In this embodiment, since the tail section is fixed to the fuselage and thereby immovable relative to the longitudinal axis and the thrust axis of the fuselage, relatively sophisticated recovery systems are necessary, such as extremely long and complex landing gear extending downwardly below the tail section in the vertical or near vertical flight landing mode as would be necessary for STOL and VTOL operations. This type of landing gear (e.g., a so-called moon rocket landing gear) would be extremely expensive and effective for use only on substantially level terrain.
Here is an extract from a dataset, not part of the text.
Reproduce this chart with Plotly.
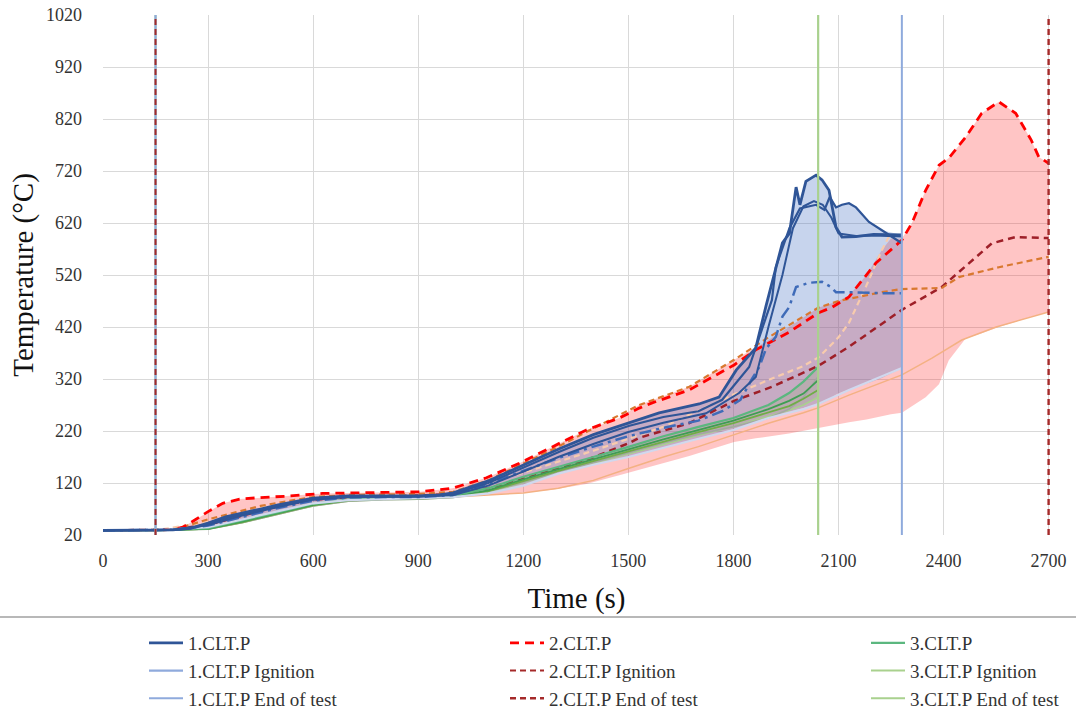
import plotly.graph_objects as go

# ---------------- data ----------------
# Specimen 1 (blue)
b1_x = [0,150,200,250,300,350,400,450,500,600,700,800,900,960,1000,1100,1200,1303,1400,1503,1588,1702,1759,1808,1864,1893,1940,1960,1979,1990,2007,2036,2053,2073,2093,2110,2150,2200,2250,2281]
b1_y = [29,29,30,33,43,55,62,70,78,91,95,95,95,97,101,124,155,186,213,236,255,272,285,337,380,460,582,600,689,655,700,712,703,683,612,593,594,598,598,597]
b2_x = [0,150,200,250,300,350,400,450,500,600,700,800,900,960,1000,1100,1200,1303,1400,1503,1600,1700,1768,1845,1910,1921,1960,1990,2036,2060,2075,2093,2110,2130,2150,2187,2224,2281]
b2_y = [29,29,30,32,41,52,60,68,76,89,94,94,94,96,99,120,150,180,207,230,247,258,280,343,472,535,610,648,655,645,670,650,655,658,650,622,606,581]
b3_x = [0,150,200,300,400,500,600,700,800,900,1000,1100,1200,1300,1400,1500,1600,1722,1816,1864,1900,1940,1970,2000,2030,2055,2080,2100,2150,2200,2281]
b3_y = [29,29,30,39,58,74,88,93,93,94,97,115,142,170,195,218,236,254,293,324,420,520,610,652,662,655,630,600,595,596,594]
d1_x = [0,150,200,300,400,500,600,700,800,900,1000,1100,1200,1300,1400,1500,1600,1700,1768,1820,1853,1874,1893,1921,1940,1959,1979,2016,2053,2078,2093,2130,2224,2281]
d1_y = [29,29,30,38,55,72,86,92,93,93,97,118,143,168,190,210,226,240,258,280,320,343,378,401,440,458,497,505,507,497,487,487,485,485]
l1_x = [0,150,300,400,500,600,700,800,900,1000,1100,1200,1300,1400,1500,1600,1700,1800,1900,2000,2042,2130,2200,2281]
l1_y = [29,29,35,50,66,81,87,89,90,93,100,115,138,155,170,188,205,222,245,262,272,299,318,341]
band1_x  = [150,300,400,500,600,700,800,900,1000,1100,1200,1303,1400,1503,1588,1702,1759,1808,1864,1893,1921,1940,1960,1979,1990,2007,2036,2053,2073,2093,2110,2130,2150,2187,2224,2281]
band1_hi = [29,43,62,78,91,95,95,95,101,124,155,186,213,236,255,272,285,337,380,460,535,582,610,689,655,700,712,703,683,650,655,658,650,622,606,597]
band1_lo = [29,35,50,66,81,87,89,90,93,100,115,138,155,170,186,205,215,224,237,243,249,253,257,260,262,265,271,274,280,290,295,299,305,313,322,341]

# Specimen 2 (red)
r1_x = [0,150,200,228,260,300,342,390,450,533,627,700,800,904,998,1095,1189,1283,1380,1474,1531,1568,1674,1802,1864,1959,2042,2082,2130,2207,2281,2310,2349,2387,2415,2463,2509,2558,2606,2650,2672,2700]
r1_y = [29,29,31,35,48,65,81,89,92,95,100,101,102,103,110,130,158,189,222,245,264,274,299,347,376,410,447,458,478,543,587,620,683,731,745,785,831,853,831,780,747,735]
r2_x = [0,150,200,300,400,450,500,600,700,800,900,1000,1100,1200,1300,1400,1531,1674,1802,1900,2042,2100,2224,2281,2395,2444,2558,2700]
r2_y = [29,29,30,50,68,76,82,93,97,98,99,103,125,157,190,225,270,305,357,400,457,470,487,493,495,516,535,555]
r3_x = [0,150,200,300,400,500,600,700,800,900,1000,1100,1189,1303,1380,1503,1531,1674,1802,1910,2042,2130,2281,2395,2538,2606,2700]
r3_y = [29,29,30,40,58,75,88,93,95,96,99,110,126,149,164,197,207,235,278,305,345,382,453,497,581,593,591]
r4_x = [0,150,300,400,500,600,700,800,900,1000,1200,1400,1600,1800,1900,2000,2044,2100,2130,2180,2224,2245]
r4_y = [29,29,45,65,80,90,95,96,97,99,140,182,228,290,318,345,362,400,428,500,568,595]
r5_x = [0,150,300,400,500,600,700,800,900,1000,1100,1200,1300,1400,1500,1600,1700,1800,1900,2000,2044,2130,2281,2367,2452,2550,2700]
r5_y = [29,29,35,50,66,81,87,89,90,93,97,101,110,125,148,170,190,213,235,255,265,289,328,360,395,420,449]
band2_x  = [150,200,228,260,300,342,390,450,533,627,700,800,904,998,1095,1189,1283,1380,1474,1531,1674,1802,1864,1959,2042,2100,2130,2180,2224,2250,2281,2310,2349,2387,2415,2463,2509,2558,2606,2650,2672,2700]
band2_hi = [29,31,35,48,65,81,89,92,95,100,101,102,103,110,130,158,189,222,245,270,305,357,380,420,457,470,480,520,568,590,590,620,683,731,745,785,831,853,831,780,747,735]
band2_lo = [29,29,30,32,36,42,48,57,69,83,88,90,91,93,97,101,107,118,135,145,172,199,206,215,225,233,237,242,248,252,255,268,285,310,356,398,408,420,430,440,444,449]

# Specimen 3 (green)
g_x  = [0,150,300,400,500,600,700,800,900,1000,1100,1200,1303,1400,1503,1600,1700,1800,1900,1959,2000,2042]
g1_y = [29,29,33,48,64,80,88,91,92,96,110,132,151,170,190,210,228,245,270,293,315,343]
g2_y = [29,29,32,46,62,78,87,90,91,94,106,127,147,165,185,204,222,240,262,278,292,318]
g3_y = [29,29,32,45,61,77,86,89,90,93,104,124,144,162,181,200,218,235,255,268,282,299]
g4_y = [29,29,31,44,60,76,85,88,89,92,103,122,142,160,179,197,214,228,245,262,285,325]
g5_y = [29,29,31,44,60,76,85,88,89,92,102,120,140,158,177,195,212,228,248,260,270,285]

# Ignition / end-of-test times (s)
ign_time = 150
end_times = {"1": 2281, "2": 2700, "3": 2042}
y_span = [20, 1020]

x_ticks = [0,300,600,900,1200,1500,1800,2100,2400,2700]
y_ticks = [20,120,220,320,420,520,620,720,820,920,1020]

# ---------------- figure ----------------
FONT = "Liberation Serif"
fig = go.Figure()

def band(x, hi, lo, color):
    fig.add_trace(go.Scatter(x=x + x[::-1], y=hi + lo[::-1], fill="toself",
                             fillcolor=color, line=dict(width=0), mode="lines",
                             showlegend=False, hoverinfo="skip"))

band(band2_x, band2_hi, band2_lo, "rgba(255,40,40,0.27)")
band(band1_x, band1_hi, band1_lo, "rgba(68,114,196,0.30)")
band(g_x[1:], g1_y[1:], g5_y[1:], "rgba(112,173,71,0.15)")

def line(x, y, color, width, dash="solid", name=None, legend=None, rank=None):
    fig.add_trace(go.Scatter(
        x=x, y=y, mode="lines", line=dict(color=color, width=width, dash=dash),
        name=name, showlegend=name is not None,
        legendgroup=name if name else None,
        legend=legend if legend else "legend",
        legendrank=rank if rank else 1000, hoverinfo="skip",
        cliponaxis=False))

# specimen 2 curves
line(r5_x, r5_y, "#F4B183", 1.5)
line(r4_x, r4_y, "#F8CBAD", 2.2, "6px,4px")
line(r3_x, r3_y, "#9E1F28", 2.5, "7px,5px")
line(r2_x, r2_y, "#D9782F", 2.2, "6px,4px")
line(r1_x, r1_y, "#FF0000", 2.8, "9px,6px", name="2.CLT.P", legend="legend2", rank=1)

# specimen 3 curves
line(g_x, g5_y, "#A9D18E", 1.6)
line(g_x, g4_y, "#A5A5A5", 1.6)
line(g_x, g3_y, "#70AD47", 1.8)
line(g_x, g2_y, "#3E9E52", 1.8)
line(g_x, g1_y, "#5BB77F", 2.2, name="3.CLT.P", legend="legend3", rank=1)

# specimen 1 curves
line(l1_x, l1_y, "#D0D8EE", 2.2)
line(d1_x, d1_y, "#3F6BB8", 2.5, "12px,5px,3px,5px")
line(b3_x, b3_y, "#2F5597", 2.0)
line(b2_x, b2_y, "#2F5597", 2.2)
line(b1_x, b1_y, "#2F5597", 2.8, name="1.CLT.P", legend="legend", rank=1)

# ignition and end-of-test lines
line([ign_time, ign_time], y_span, "#A9D18E", 2.0, name="3.CLT.P Ignition", legend="legend3", rank=2)
line([ign_time, ign_time], y_span, "#8FAADC", 2.2, name="1.CLT.P Ignition", legend="legend", rank=2)
line([ign_time, ign_time], y_span, "#A52A2A", 2.0, "6px,4px", name="2.CLT.P Ignition", legend="legend2", rank=2)
line([end_times["3"]]*2, y_span, "#A9D18E", 2.2, name="3.CLT.P End of test", legend="legend3", rank=3)
line([end_times["1"]]*2, y_span, "#8FAADC", 2.0, name="1.CLT.P End of test", legend="legend", rank=3)
line([end_times["2"]]*2, y_span, "#A52A2A", 2.4, "6px,4px", name="2.CLT.P End of test", legend="legend2", rank=3)

W, H = 1076, 715
ML, MR, MT, MB = 103, 26, 15, 180
PW, PH = W - ML - MR, H - MT - MB

def px2paper_x(px):
    return (px - ML) / PW

def px2paper_y(py):
    return (H - MB - py) / PH

leg_common = dict(orientation="v", xanchor="left", yanchor="top",
                  y=px2paper_y(624), font=dict(family=FONT, size=19, color="#333333"),
                  bgcolor="rgba(0,0,0,0)", tracegroupgap=7.5, itemwidth=34,
                  traceorder="normal")

fig.update_layout(
    width=W, height=H,
    margin=dict(l=ML, r=MR, t=MT, b=MB, autoexpand=False),
    paper_bgcolor="white", plot_bgcolor="white",
    font=dict(family=FONT, color="#222222"),
    xaxis=dict(range=[0, 2704], tickvals=x_ticks, showgrid=True, gridcolor="#D9D9D9",
               gridwidth=1, zeroline=False, showline=False, automargin=False,
               tickfont=dict(family=FONT, size=18, color="#333333"),
               ticklabelstandoff=13,
               title=dict(text="Time (s)", font=dict(family=FONT, size=29, color="#111111"),
                          standoff=17)),
    yaxis=dict(range=[20, 1020], tickvals=y_ticks, showgrid=True, gridcolor="#D9D9D9",
               gridwidth=1, zeroline=False, showline=False, automargin=False,
               tickfont=dict(family=FONT, size=18, color="#333333"),
               ticklabelstandoff=20,
               title=dict(text="Temperature (°C)", font=dict(family=FONT, size=29, color="#111111"),
                          standoff=3)),
    legend=dict(x=px2paper_x(144), **leg_common),
    legend2=dict(x=px2paper_x(505), **leg_common),
    legend3=dict(x=px2paper_x(866), **leg_common),
    shapes=[dict(type="line", xref="paper", yref="paper",
                 x0=px2paper_x(0), x1=px2paper_x(W), y0=px2paper_y(617), y1=px2paper_y(617),
                 line=dict(color="#A0A0A0", width=1.5))],
)

fig.write_html("out.html", config={"displayModeBar": False},
               post_script="document.body.style.margin='0px';")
Another free wing aircraft having thrust vectoring characteristics for propelling the aircraft in a horizontal flight mode and in a short field take-off and landing (STOL) flight mode is disclosed in the aforementioned '130 patent application. Therein, a fuselage including a source of propulsion is formed with a tail boom connected to extend rearwardly from the fuselage. The tail boom is formed with horizontal tail surfaces and vertical tail surfaces to provide for directional stability and yaw control. A mechanism is provided for relatively rotating the fuselage relative to the tail boom about an axis of rotation extending parallel to or coincident with the spanwise axis. This relatively rotating mechanism is operable to position the thrust line of the fuselage into an angle approaching, or of, 90.degree. relative to a longitudinal axis of the tail boom to enable the thrust of the propulsion system to propel the aircraft in the STOL flight mode.
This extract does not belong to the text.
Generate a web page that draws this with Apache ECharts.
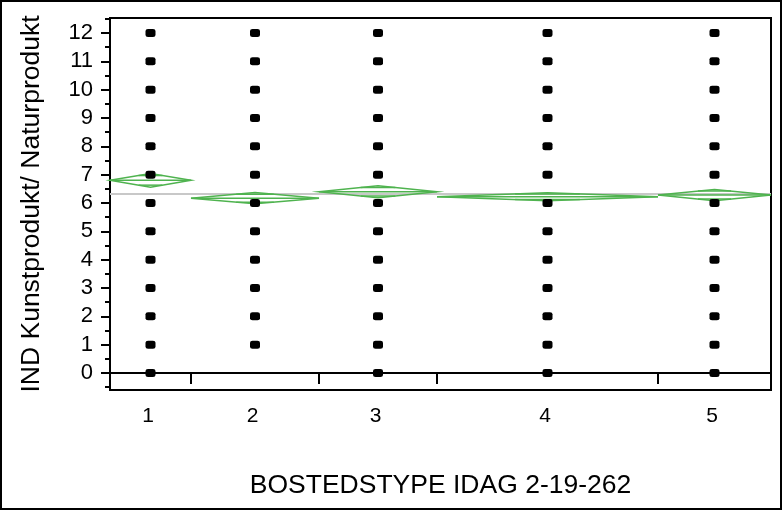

The latter embodiment enables the use of less expensive and more practical, shorter types of landing gear wheel assemblies in comparison with the much longer landing gears required for the first described VTOL/STOL aircraft. Unfortunately, however, the use of landing wheels in the aforementioned STOL free wing aircraft formed with the articulated tail boom does not ensure that the aircraft will be capable of coming to a reliable stop such as when attempting to land in a comparatively confined space as for example on a ship's deck or a floating oil platform. Since the use of the aforementioned free wing aircraft have particularly promising applications when employed in an RPV or UAV type of free wing aircraft which must be recovered on such floating platform environments, it would be particularly desirable to provide a free wing aircraft having vertical and/or short take-off and landing capabilities (STOL/VTOL) without requiring either complicated land-based recovery systems or aircraft based wheel systems.
It is accordingly one object of the present invention to land an aircraft having vertical and/or short take-off and landing capability (STOL/VTOL) without requiring complicated land-based recovery systems for aircraft-based wheel landing systems.
Another object of the invention is to land free wing aircraft having STOL or VTOL capabilities in a confined space such as a ship deck without requiring complex and expensive arrestment systems or wheel-based systems.